🤖 AI Summary
This work addresses the security risks posed by regular expressions with backreferences, which can trigger super-linear backtracking and lead to denial-of-service (DoS) vulnerabilities—challenges that existing detection tools struggle to identify due to linear ambiguity. The study presents the first systematic investigation of this issue, introducing a two-phase memory finite automaton (2PMFA) model to formally characterize the semantics of such regexes and derive necessary conditions for super-linear backtracking. Building on this foundation, the authors develop algorithms for vulnerability detection and attack generation, uncovering three novel vulnerability patterns.
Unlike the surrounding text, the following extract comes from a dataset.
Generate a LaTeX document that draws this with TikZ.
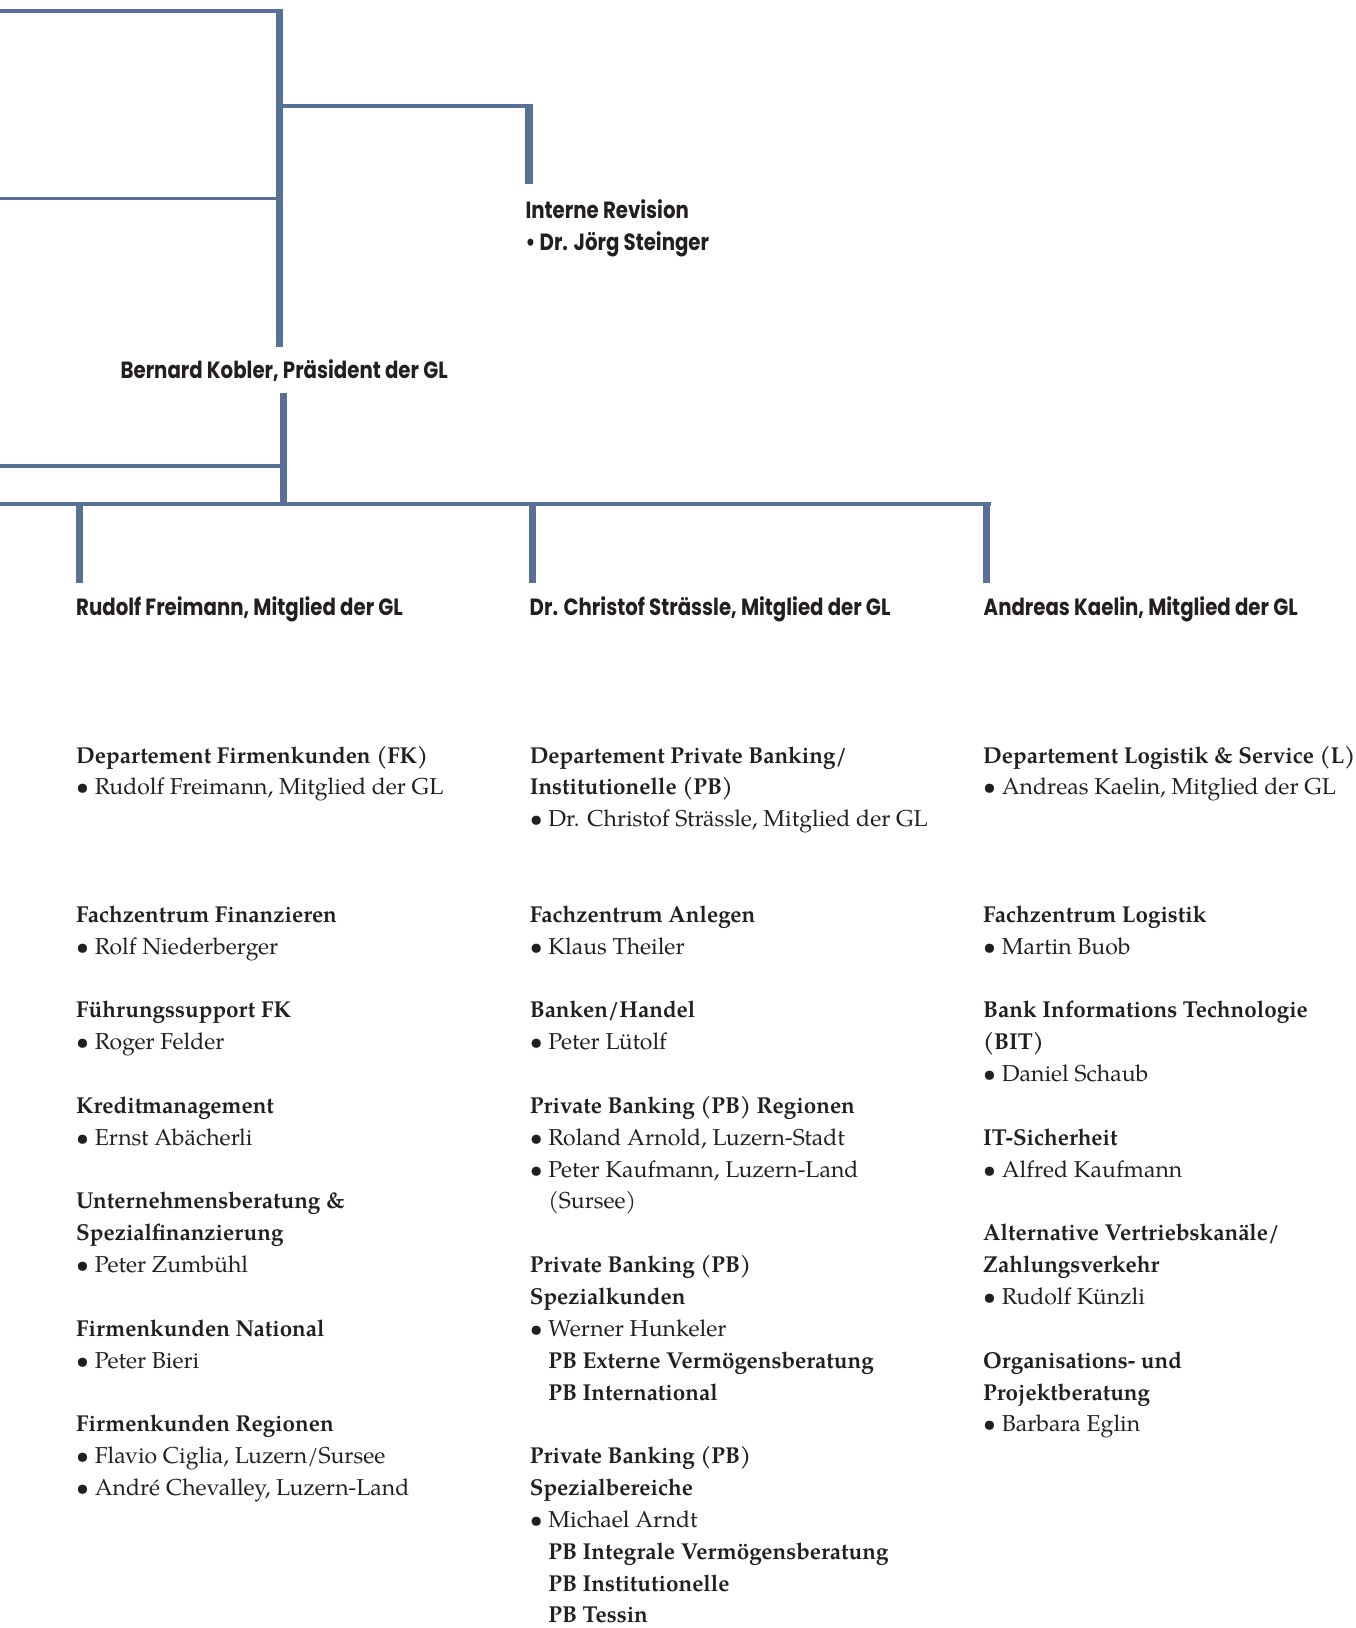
\documentclass[tikz,border=0pt]{standalone}
\usepackage{fontspec}
\setmainfont{texgyrepagella}[Extension=.otf,UprightFont=*-regular,BoldFont=*-bold,ItalicFont=*-italic,BoldItalicFont=*-bolditalic,BoldFeatures={FakeStretch=0.975}]
\newfontfamily\hdfont{Poppins}[FakeStretch=0.84]
\definecolor{orgblue}{RGB}{88,111,150}
\definecolor{ink}{RGB}{35,31,32}
\newcommand\blk[1]{\begin{tabular}[t]{@{}l@{}}#1\end{tabular}}
\newcommand\bul{\textbullet\ }
\newcommand\ind{\hphantom{\textbullet\ }}
\tikzset{
  thinline/.style={draw=orgblue, line width=3.5pt},
  thickline/.style={draw=orgblue, line width=7.5pt},
  hdtext/.style={anchor=base west, inner sep=0pt, text=ink, font=\hdfont\bfseries\fontsize{23.5}{32.2}\selectfont},
  block/.style={anchor=base west, inner sep=0pt, text=ink, font=\fontsize{23}{31.85}\selectfont},
}
\begin{document}
\begin{tikzpicture}[x=1pt,y=-1pt]
\useasboundingbox (0,0) rectangle (1356,1628);
% ---- top part ----
\coordinate (vtop) at (279.7,9);
\coordinate (vbot) at (279.7,347);
\coordinate (tl) at (0,11);
\coordinate (ml) at (0,198.3);
\coordinate (irh) at (279.7,106);
\coordinate (irc) at (533,106);
\coordinate (irtop) at (529.2,104.3);
\coordinate (irbot) at (529.2,184.3);
\draw[thinline] (tl) -- (tl -| vtop);
\draw[thinline] (ml) -- (ml -| vtop);
\draw[thinline] (irh) -- (irc);
\draw[thickline] (vtop) -- (vbot);
\draw[thickline] (irtop) -- (irbot);
\node[hdtext] (ir) at (525.4,218.3) {\blk{Interne Revision\\ \bul Dr. Jörg Steinger}};
\node[hdtext] (pres) at (120.4,378) {Bernard Kobler, Präsident der GL};
% ---- lower tree ----
\coordinate (ltop) at (283.3,392.5);
\coordinate (lbot) at (283.3,505.5);
\coordinate (hl1) at (0,466);
\coordinate (hl2) at (0,504);
\coordinate (hr2) at (990.7,504);
\coordinate (d1t) at (79.5,502.3);
\coordinate (d1b) at (79.5,583);
\coordinate (d2t) at (532.7,502.3);
\coordinate (d2b) at (532.7,583);
\coordinate (d3t) at (986.7,502.3);
\coordinate (d3b) at (986.7,583);
\draw[thinline] (hl1) -- (hl1 -| ltop);
\draw[thinline] (hl2) -- (hr2);
\draw[thickline] (ltop) -- (lbot);
\draw[thickline] (d1t) -- (d1b);
\draw[thickline] (d2t) -- (d2b);
\draw[thickline] (d3t) -- (d3b);
\node[hdtext] (gl1) at (76,615) {Rudolf Freimann, Mitglied der GL};
\node[hdtext] (gl2) at (529.5,615) {Dr. Christof Strässle, Mitglied der GL};
\node[hdtext] (gl3) at (983.5,615) {Andreas Kaelin, Mitglied der GL};
% ---- left column ----
\node[block] (fk) at (76,{763+31.85*0}) {\blk{\textbf{Departement Firmenkunden (FK)}\\ \bul Rudolf Freimann, Mitglied der GL}};
\node[block] (fzf) at (76,{763+31.85*5}) {\blk{\textbf{Fachzentrum Finanzieren}\\ \bul Rolf Niederberger}};
\node[block] (fsfk) at (76,{763+31.85*8}) {\blk{\textbf{Führungssupport FK}\\ \bul Roger Felder}};
\node[block] (krm) at (76,{763+31.85*11}) {\blk{\textbf{Kreditmanagement}\\ \bul Ernst Abächerli}};
\node[block] (ubs) at (76,{763+31.85*14}) {\blk{\textbf{Unternehmensberatung \&}\\ \textbf{Spezialfinanzierung}\\ \bul Peter Zumbühl}};
\node[block] (fkn) at (76,{763+31.85*18}) {\blk{\textbf{Firmenkunden National}\\ \bul Peter Bieri}};
\node[block] (fkr) at (76,{763+31.85*21}) {\blk{\textbf{Firmenkunden Regionen}\\ \bul Flavio Ciglia, Luzern/Sursee\\ \bul André Chevalley, Luzern-Land}};
% ---- middle column ----
\node[block] (pb) at (529.6,{763+31.85*0}) {\blk{\textbf{Departement Private Banking/}\\ \textbf{Institutionelle (PB)}\\ \bul Dr. Christof Strässle, Mitglied der GL}};
\node[block] (fza) at (529.6,{763+31.85*5}) {\blk{\textbf{Fachzentrum Anlegen}\\ \bul Klaus Theiler}};
\node[block] (bh) at (529.6,{763+31.85*8}) {\blk{\textbf{Banken/Handel}\\ \bul Peter Lütolf}};
\node[block] (pbr) at (529.6,{763+31.85*11}) {\blk{\textbf{Private Banking (PB) Regionen}\\ \bul Roland Arnold, Luzern-Stadt\\ \bul Peter Kaufmann, Luzern-Land\\ \ind(Sursee)}};
\node[block] (pbsk) at (529.6,{763+31.85*16}) {\blk{\textbf{Private Banking (PB)}\\ \textbf{Spezialkunden}\\ \bul Werner Hunkeler\\ \ind\textbf{PB Externe Vermögensberatung}\\ \ind\textbf{PB International}}};
\node[block] (pbsb) at (529.6,{763+31.85*22}) {\blk{\textbf{Private Banking (PB)}\\ \textbf{Spezialbereiche}\\ \bul Michael Arndt\\ \ind\textbf{PB Integrale Vermögensberatung}\\ \ind\textbf{PB Institutionelle}\\ \ind\textbf{PB Tessin}}};
% ---- right column ----
\node[block] (ls) at (983,{763+31.85*0}) {\blk{\textbf{Departement Logistik \& Service (L)}\\ \bul Andreas Kaelin, Mitglied der GL}};
\node[block] (fzl) at (983,{763+31.85*5}) {\blk{\textbf{Fachzentrum Logistik}\\ \bul Martin Buob}};
\node[block] (bit) at (983,{763+31.85*8}) {\blk{\textbf{Bank Informations Technologie}\\ \textbf{(BIT)}\\ \bul Daniel Schaub}};
\node[block] (its) at (983,{763+31.85*12}) {\blk{\textbf{IT-Sicherheit}\\ \bul Alfred Kaufmann}};
\node[block] (avk) at (983,{763+31.85*15}) {\blk{\textbf{Alternative Vertriebskanäle/}\\ \textbf{Zahlungsverkehr}\\ \bul Rudolf Künzli}};
\node[block] (opb) at (983,{763+31.85*19}) {\blk{\textbf{Organisations- und}\\ \textbf{Projektberatung}\\ \bul Barbara Eglin}};
\end{tikzpicture}
\end{document}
Applied to the Snort rule set, the approach identifies 45 previously unknown vulnerabilities, enabling practical attacks that induce matching delays of 0.6–1.2 seconds while evading engine alert mechanisms, thereby substantially surpassing the limitations of current detection methodologies.
📝 Abstract
This paper presents the first systematic study of denial-of-service vulnerabilities in Regular Expressions with Backreferences (REwB). We introduce the Two-Phase Memory Automaton (2PMFA), an automaton model that precisely captures REwB semantics. Using this model, we derive necessary conditions under which backreferences induce super-linear backtracking runtime, even when sink ambiguity is linear -- a regime where existing detectors report no vulnerability. Based on these conditions, we identify three vulnerability patterns, develop detection and attack-construction algorithms, and validate them in practice. Using the Snort intrusion detection ruleset, our evaluation identifies 45 previously unknown REwB vulnerabilities with quadratic or worse runtime. We further demonstrate practical exploits against Snort, including slowing rule evaluation by 0.6-1.2 seconds and bypassing alerts by triggering PCRE's matching limit.